Give the data again exactly, from its opening line through the line in which "var myChart = echarts.init(document.getElementById('main'));" appears.

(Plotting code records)
+++

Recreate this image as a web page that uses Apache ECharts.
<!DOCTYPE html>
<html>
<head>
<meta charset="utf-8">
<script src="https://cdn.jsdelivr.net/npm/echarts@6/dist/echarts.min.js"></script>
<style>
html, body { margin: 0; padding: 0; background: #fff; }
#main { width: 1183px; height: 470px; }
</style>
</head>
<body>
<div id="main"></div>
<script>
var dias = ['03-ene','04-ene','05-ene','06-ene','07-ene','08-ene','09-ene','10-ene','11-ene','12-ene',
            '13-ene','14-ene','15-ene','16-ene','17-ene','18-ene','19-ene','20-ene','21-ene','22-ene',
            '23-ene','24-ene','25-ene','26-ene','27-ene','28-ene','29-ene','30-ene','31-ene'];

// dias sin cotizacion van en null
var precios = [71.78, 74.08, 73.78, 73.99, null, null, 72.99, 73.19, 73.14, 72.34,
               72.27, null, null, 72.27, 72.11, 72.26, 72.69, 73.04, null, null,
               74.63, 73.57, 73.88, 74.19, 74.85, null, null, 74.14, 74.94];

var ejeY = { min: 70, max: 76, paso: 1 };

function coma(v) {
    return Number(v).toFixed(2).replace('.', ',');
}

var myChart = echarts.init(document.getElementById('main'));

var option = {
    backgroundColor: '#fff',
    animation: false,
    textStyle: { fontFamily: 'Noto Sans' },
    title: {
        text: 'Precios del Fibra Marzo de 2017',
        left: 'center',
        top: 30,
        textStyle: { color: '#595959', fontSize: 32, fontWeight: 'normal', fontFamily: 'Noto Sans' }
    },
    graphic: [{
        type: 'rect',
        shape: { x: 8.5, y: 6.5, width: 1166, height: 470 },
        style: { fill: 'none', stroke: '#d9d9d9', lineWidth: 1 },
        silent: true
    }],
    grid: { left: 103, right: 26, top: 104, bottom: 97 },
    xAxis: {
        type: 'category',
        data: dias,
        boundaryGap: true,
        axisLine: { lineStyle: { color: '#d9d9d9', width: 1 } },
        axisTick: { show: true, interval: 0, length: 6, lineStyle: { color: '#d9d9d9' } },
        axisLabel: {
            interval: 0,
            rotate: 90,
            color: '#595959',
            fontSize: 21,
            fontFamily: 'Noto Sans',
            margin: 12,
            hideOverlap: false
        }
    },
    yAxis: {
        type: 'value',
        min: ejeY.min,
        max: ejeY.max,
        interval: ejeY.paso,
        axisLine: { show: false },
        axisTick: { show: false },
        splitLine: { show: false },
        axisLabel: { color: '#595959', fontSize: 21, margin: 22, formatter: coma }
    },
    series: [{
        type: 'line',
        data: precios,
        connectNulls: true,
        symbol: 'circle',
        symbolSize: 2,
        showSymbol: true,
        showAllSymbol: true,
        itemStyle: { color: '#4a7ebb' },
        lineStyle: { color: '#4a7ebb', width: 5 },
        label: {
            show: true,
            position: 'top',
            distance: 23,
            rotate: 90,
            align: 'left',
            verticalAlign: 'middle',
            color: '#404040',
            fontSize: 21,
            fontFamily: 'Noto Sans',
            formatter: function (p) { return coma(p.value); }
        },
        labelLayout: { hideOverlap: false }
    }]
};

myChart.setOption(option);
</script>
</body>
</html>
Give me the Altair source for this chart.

+++

# Result of this task:
Recreate this image as a web page that uses Apache ECharts.
<!DOCTYPE html>
<html>
<head>
<meta charset="utf-8">
<script src="https://cdn.jsdelivr.net/npm/echarts@6/dist/echarts.min.js"></script>
<style>
html, body { margin: 0; padding: 0; background: #fff; }
#main { width: 1183px; height: 470px; }
</style>
</head>
<body>
<div id="main"></div>
<script>
var dias = ['03-ene','04-ene','05-ene','06-ene','07-ene','08-ene','09-ene','10-ene','11-ene','12-ene',
            '13-ene','14-ene','15-ene','16-ene','17-ene','18-ene','19-ene','20-ene','21-ene','22-ene',
            '23-ene','24-ene','25-ene','26-ene','27-ene','28-ene','29-ene','30-ene','31-ene'];

// dias sin cotizacion van en null
var precios = [71.78, 74.08, 73.78, 73.99, null, null, 72.99, 73.19, 73.14, 72.34,
               72.27, null, null, 72.27, 72.11, 72.26, 72.69, 73.04, null, null,
               74.63, 73.57, 73.88, 74.19, 74.85, null, null, 74.14, 74.94];

var ejeY = { min: 70, max: 76, paso: 1 };

function coma(v) {
    return Number(v).toFixed(2).replace('.', ',');
}

var myChart = echarts.init(document.getElementById('main'));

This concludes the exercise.